= Adrenalyn XL =

Football trading card game

Adrenalyn XL is a football trading card game produced by Panini.

==Overview==
In 2010, it featured 22 of the 32 FIFA World Cup 2010 teams. The England players show only the player's heads and say England Superstar on them. There are 18 England Cards and they have 3 Champions Cards. There are 350 Cards: 250 Base Cards, 25 Star Players, 25 Goal Stoppers, 25 Fan's Favourites, and 25 Champions. Each card has a rating in attack and defence and an overall rating out of 100. They bear only a few differences from the Super Strikes collection, one of which is that the font on the cards are different and that they sport a FIFA World Cup 2010 logo at the top right hand corner of the card and at the back of the card.

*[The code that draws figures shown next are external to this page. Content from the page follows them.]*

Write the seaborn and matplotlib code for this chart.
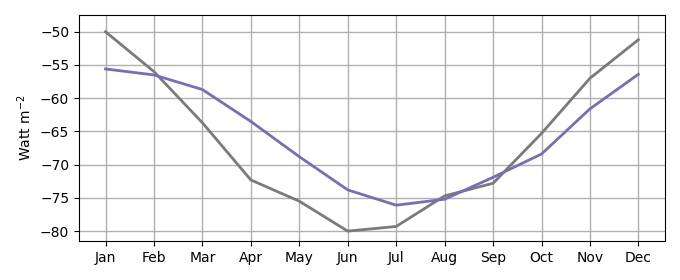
import matplotlib
matplotlib.use("Agg")
import matplotlib.pyplot as plt
import seaborn as sns
import pandas as pd

months = ["Jan", "Feb", "Mar", "Apr", "May", "Jun", "Jul", "Aug", "Sep", "Oct", "Nov", "Dec"]
grey_series = [-50.0, -56.0, -63.7, -72.3, -75.5, -80.0, -79.3, -74.7, -72.8, -65.3, -57.0, -51.2]
purple_series = [-55.6, -56.5, -58.7, -63.5, -68.8, -73.8, -76.1, -75.2, -71.9, -68.4, -61.6, -56.4]

df = pd.DataFrame({"month": months, "grey": grey_series, "purple": purple_series})
df["x"] = range(len(months))

fig, ax = plt.subplots(figsize=(6.8, 2.8), dpi=100)
sns.lineplot(data=df, x="x", y="grey", ax=ax, color="#7a7a7a", linewidth=2)
sns.lineplot(data=df, x="x", y="purple", ax=ax, color="#7570b3", linewidth=2)
ax.set_xticks(df["x"])
ax.set_xticklabels(months)
ax.set_xlabel("")
ax.set_ylabel("Watt m$^{-2}$")
ax.set_xlim(-0.55, 11.55)
ax.set_ylim(-81.5, -47.5)
ax.set_yticks([-80, -75, -70, -65, -60, -55, -50])
ax.grid(True, color="#b0b0b0", linewidth=1)
ax.set_axisbelow(True)
fig.subplots_adjust(left=0.116, right=0.978, top=0.946, bottom=0.139)
fig.savefig("out.png", dpi=100)
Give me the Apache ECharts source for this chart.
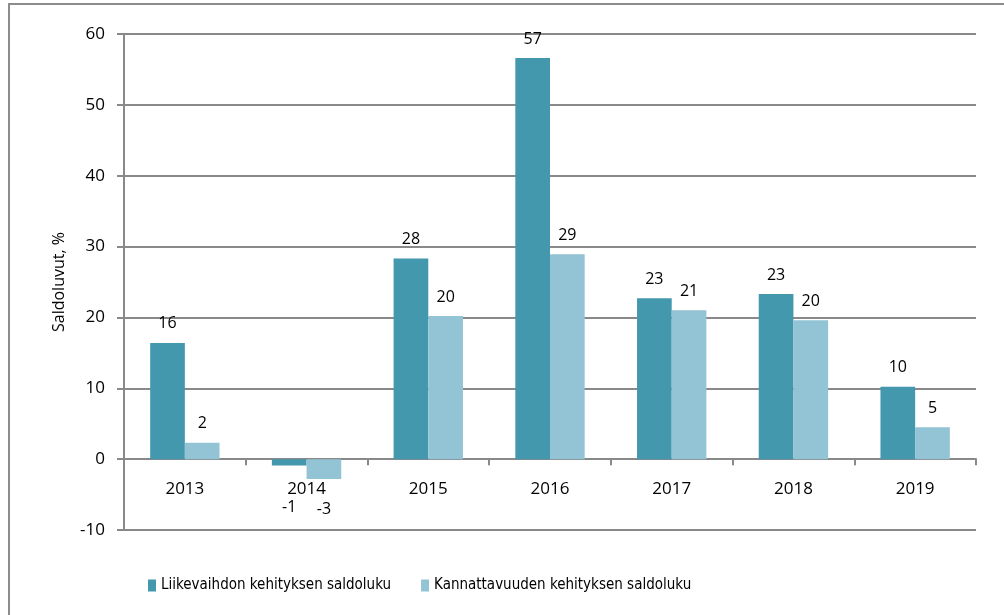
<!DOCTYPE html>
<html>
<head>
<meta charset="utf-8">
<script src="https://cdn.jsdelivr.net/npm/echarts@6/dist/echarts.min.js"></script>
<style>
  html, body { margin: 0; padding: 0; background: #fff; }
  #chart { width: 1004px; height: 615px; }
</style>
</head>
<body>
<div id="chart"></div>
<script>
'use strict';
const years = ['2013', '2014', '2015', '2016', '2017', '2018', '2019'];
const liikevaihto = [16.4, -0.9, 28.3, 56.6, 22.7, 23.3, 10.2];
const kannattavuus = [2.3, -2.8, 20.2, 28.9, 21.0, 19.6, 4.5];
const seriesNames = ['Liikevaihdon kehityksen saldoluku', 'Kannattavuuden kehityksen saldoluku'];
const yTicks = [-10, 0, 10, 20, 30, 40, 50, 60];

const font = 'Open Sans';
const gridColor = '#898989';

// negative bars get their label below, pushed under the category text
function toData(values, negDistance) {
    return values.map(v => {
        if (v < 0) {
            return { value: v, label: { position: 'bottom', distance: negDistance } };
        }
        return v;
    });
}

const labelStyle = {
    show: true,
    position: 'top',
    distance: 11,
    color: '#000',
    fontFamily: font,
    fontSize: 16,
    formatter: p => Math.round(p.value)
};

const chart = echarts.init(document.getElementById('chart'), null, { renderer: 'canvas' });

chart.setOption({
    animation: false,
    backgroundColor: '#fff',
    graphic: [{
        type: 'rect',
        shape: { x: 9, y: 4, width: 1010, height: 640 },
        style: { fill: 'none', stroke: '#8c8c8c', lineWidth: 2 },
        silent: true
    }],
    grid: { left: 124, right: 28, top: 34, bottom: 85 },
    legend: {
        left: 143,
        top: 573,
        itemWidth: 8,
        itemHeight: 12,
        itemGap: 30,
        icon: 'rect',
        textStyle: { fontFamily: '"DejaVu Sans Condensed", "Open Sans"', fontSize: 15, color: '#000' },
        data: seriesNames
    },
    xAxis: {
        type: 'category',
        data: years,
        axisLine: { onZero: true, lineStyle: { color: gridColor, width: 2 } },
        axisTick: { show: true, length: 6, lineStyle: { color: gridColor, width: 2 } },
        axisLabel: { color: '#000', fontFamily: font, fontSize: 17, margin: -49 }
    },
    yAxis: {
        type: 'value',
        min: yTicks[0],
        max: yTicks[yTicks.length - 1],
        interval: 10,
        name: 'Saldoluvut, %',
        nameLocation: 'middle',
        nameGap: 57,
        nameTextStyle: { color: '#000', fontFamily: font, fontSize: 16 },
        axisLine: { show: true, lineStyle: { color: gridColor, width: 2 } },
        axisTick: { show: true, length: 7, lineStyle: { color: gridColor, width: 2 } },
        axisLabel: { color: '#000', fontFamily: font, fontSize: 17, margin: 19 },
        splitLine: { show: true, lineStyle: { color: gridColor, width: 2 } }
    },
    series: [{
        name: seriesNames[0],
        type: 'bar',
        data: toData(liikevaihto, 34),
        barGap: '0%',
        barCategoryGap: '43%',
        itemStyle: { color: '#4398ae' },
        label: labelStyle
    }, {
        name: seriesNames[1],
        type: 'bar',
        data: toData(kannattavuus, 22),
        itemStyle: { color: '#93c4d5' },
        label: labelStyle
    }]
});
</script>
</body>
</html>
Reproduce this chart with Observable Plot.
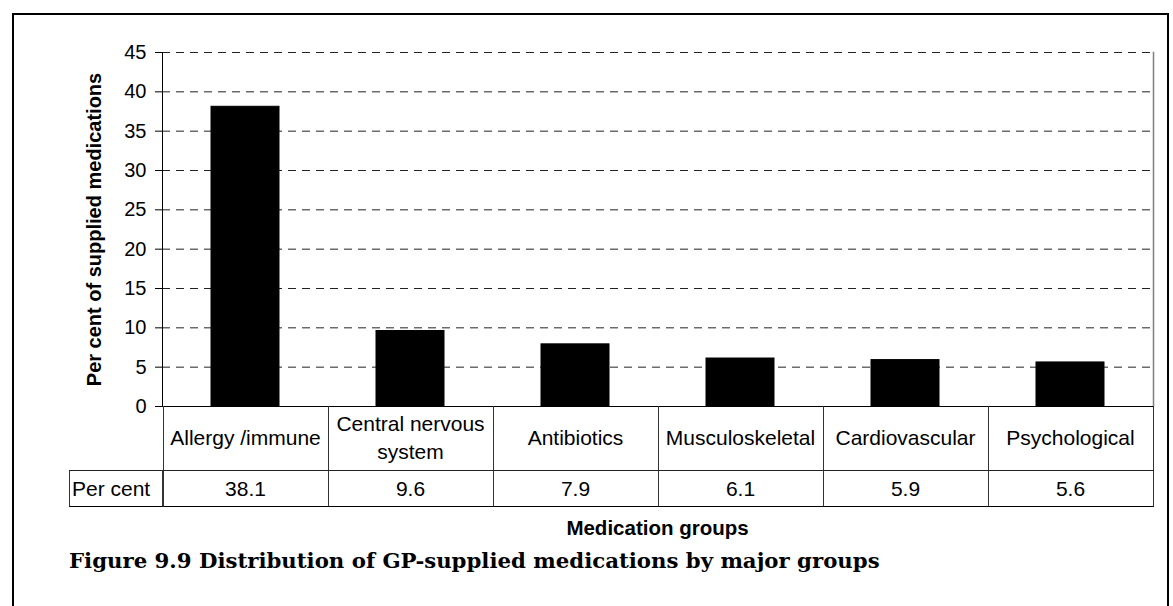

In 2010, Panini also released a UEFA Champions League-edition, containing 350 cards from 22 of the competing clubs, including Barcelona, Arsenal and Lyon.

==Odds==
The odds for each of the inserts was as per 2010/2011:
- Star player - 1 in 4 packets
- Goal Stopper - 1 in 5 packets
- Fan's Favourite - 1 in 8 packets
- Champion - 1 in 24 packets

The odds for each of the inserts is today (Nordic Edition in Denmark):
- Rising star - 1 in 6 packets
- Star player - 1 in 6 packets
- Fan's Favourite - 1 in 8 packets
- Goal Stopper - 1 in 11,4 packets
- Master - 1 in 15 packets
- Top Master 1 in 60 packets
- Legend 1 in 80 packets
- Scandinavian Star 1 in 80 packets
- Dansk Mester 1 in 80 packets

==Card features==
Each card features an attack, defence, and an overall rating. They feature the player in the middle of the card and the player's team at the top left hand corner of the card. They also show the player's position (goalkeeper, defender, midfielder or forward) at the back of the card. Star players and Goal Stoppers sport a glitter foil effect while Fan's Favourites sport a rainbow foil effect. Champions sport a black/gold foil effect. The fourth edition of Panini FIFA 365 Adrenalyn XL was released for 2019, featuring top clubs, teams and players.

In 2026, Adrenalyn XL made its trading card game for the FIFA World Cup 2026, making it the biggest Adrenalyn XL game ever, with over 630 cards excluding rare limited editions.